New York: The month of July has been marked as the world’s hottest month ever recorded, and it remains very likely that 2021 will rank among the 10-warmest years on record, new data has revealed.
According to new global data released by the US National Oceanic and Atmospheric Administration (NOAA), extreme heat is also a reflection of the long-term changes outlined in a major report released this week by the Intergovernmental Panel on Climate Change (IPCC).
“In this case, first place is the worst place to be. July is typically the world’s warmest month of the year, but July 2021 outdid itself as the hottest July and month ever recorded,” said NOAA Administrator Rick Spinrad.

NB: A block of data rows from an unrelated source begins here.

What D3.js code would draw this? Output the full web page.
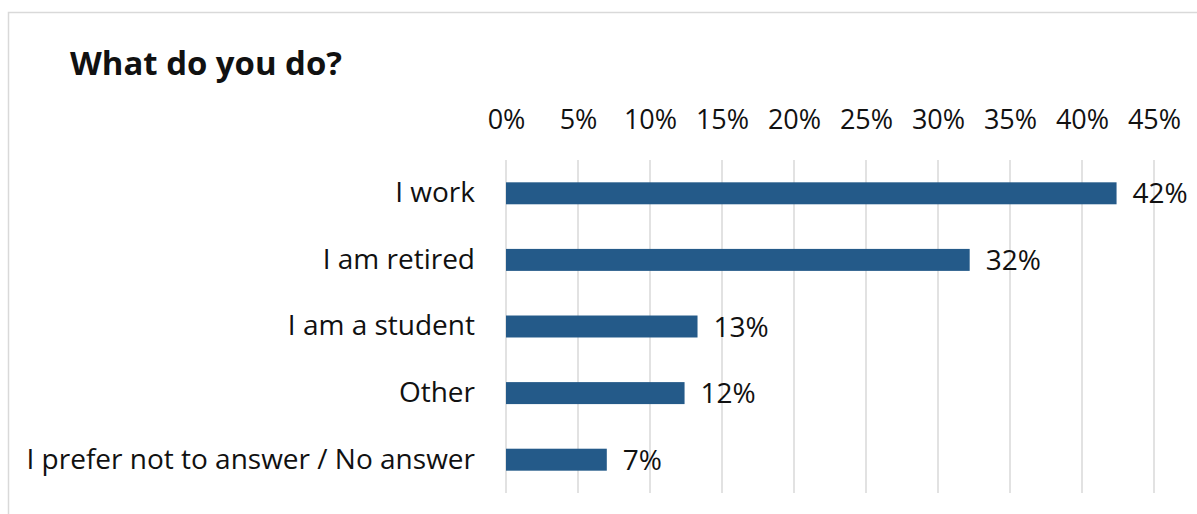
<!DOCTYPE html>
<html>
<head>
<meta charset="utf-8">
<script src="https://cdn.jsdelivr.net/npm/d3@7"></script>
<style>
  html, body { margin: 0; padding: 0; background: #fff; }
  svg { display: block; }
  text { font-family: "Open Sans", "Liberation Sans", sans-serif; fill: #111; }
</style>
</head>
<body>
<svg id="chart" width="1197" height="514"></svg>
<script>
const title = "What do you do?";
const categories = ["I work", "I am retired", "I am a student", "Other", "I prefer not to answer / No answer"];
const values = [0.424, 0.322, 0.133, 0.124, 0.07];
const valueLabels = ["42%", "32%", "13%", "12%", "7%"];
const tickValues = [0, 0.05, 0.10, 0.15, 0.20, 0.25, 0.30, 0.35, 0.40, 0.45];
const tickLabels = ["0%", "5%", "10%", "15%", "20%", "25%", "30%", "35%", "40%", "45%"];

const svg = d3.select("#chart");

// chart frame
svg.append("rect")
  .attr("x", 8.5).attr("y", 12.5)
  .attr("width", 1250).attr("height", 600)
  .attr("fill", "#fff").attr("stroke", "#d9d9d9").attr("stroke-width", 1.5);

// title
svg.append("text")
  .attr("x", 70).attr("y", 75)
  .attr("font-size", 32).attr("font-weight", 700)
  .attr("textLength", 272).attr("lengthAdjust", "spacingAndGlyphs")
  .text(title);

const x = d3.scaleLinear().domain([0, 0.45]).range([506, 1154]);
const y = d3.scaleBand().domain(categories).range([160, 493])
  .paddingInner(0.67).paddingOuter(0.335);

// gridlines
svg.append("g").selectAll("line").data(tickValues).join("line")
  .attr("x1", d => x(d)).attr("x2", d => x(d))
  .attr("y1", 160).attr("y2", 493)
  .attr("stroke", "#d9d9d9").attr("stroke-width", 1.5);

// top axis (tick labels)
const xAxis = d3.axisTop(x).tickValues(tickValues)
  .tickFormat((d, i) => tickLabels[i]).tickSize(0).tickPadding(0);
const gx = svg.append("g").attr("transform", "translate(0,129)").call(xAxis);
gx.select(".domain").remove();
gx.selectAll("text").attr("font-size", 27).attr("font-family", "'Open Sans', sans-serif").attr("fill", "#111").attr("dy", 0);

// left axis (category labels)
const yAxis = d3.axisLeft(y).tickSize(0).tickPadding(31);
const gy = svg.append("g").attr("transform", "translate(506,0)").call(yAxis);
gy.select(".domain").remove();
gy.selectAll("text").attr("font-size", 28).attr("font-family", "'Open Sans', sans-serif").attr("fill", "#111");

// bars
svg.append("g").selectAll("rect").data(categories).join("rect")
  .attr("x", x(0))
  .attr("y", d => y(d))
  .attr("width", (d, i) => x(values[i]) - x(0))
  .attr("height", y.bandwidth())
  .attr("fill", "#245A89");

// value labels
svg.append("g").selectAll("text").data(categories).join("text")
  .attr("x", (d, i) => x(values[i]) + 16)
  .attr("y", d => y(d) + y.bandwidth() / 2)
  .attr("dy", "0.36em")
  .attr("font-size", 28)
  .text((d, i) => valueLabels[i]);
</script>
</body>
</html>
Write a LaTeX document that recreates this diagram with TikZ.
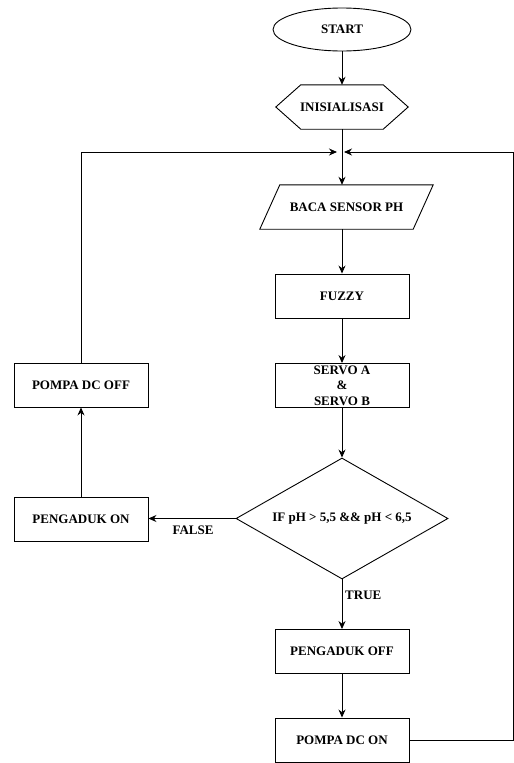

“This new record adds to the disturbing and disruptive path that climate change has set for the globe,” he said in a statement late Friday.
The combined land and ocean-surface temperature was 1.67 degrees Fahrenheit (0.93 of a degree Celsius) above the 20th-century average of 60.4 degrees F (15.8 degrees Celsius), making it the hottest July since records began 142 years ago.
It was 0.02 of a degree Fahrenheit (0.01 of a degree C) higher than the previous record set in July 2016, which was then tied in 2019 and 2020.
The land-surface only temperature was the highest ever recorded for July, at an unprecedented 2.77 degrees Fahrenheit (1.54 degrees Celsius) above average, surpassing the previous record set in 2012.
Asia had its hottest July on record, besting the previous record set in 2010.
“Scientists from across the globe delivered the most up-to-date assessment of the ways in which the climate is changing,” Spinrad said.
“It is a sobering IPCC report that finds that human influence is, unequivocally, causing climate change, and it confirms the impacts are widespread and rapidly intensifying.”
The IPCC report had provided estimates of the chances of crossing the global warming level of 1.5 degree Celsius in the next decades, and finds that unless there are immediate, rapid, and large-scale reductions in greenhouse gas emissions, limiting warming to close to 1.5 degree Celsius or even 2 degree Celsius will be beyond reach.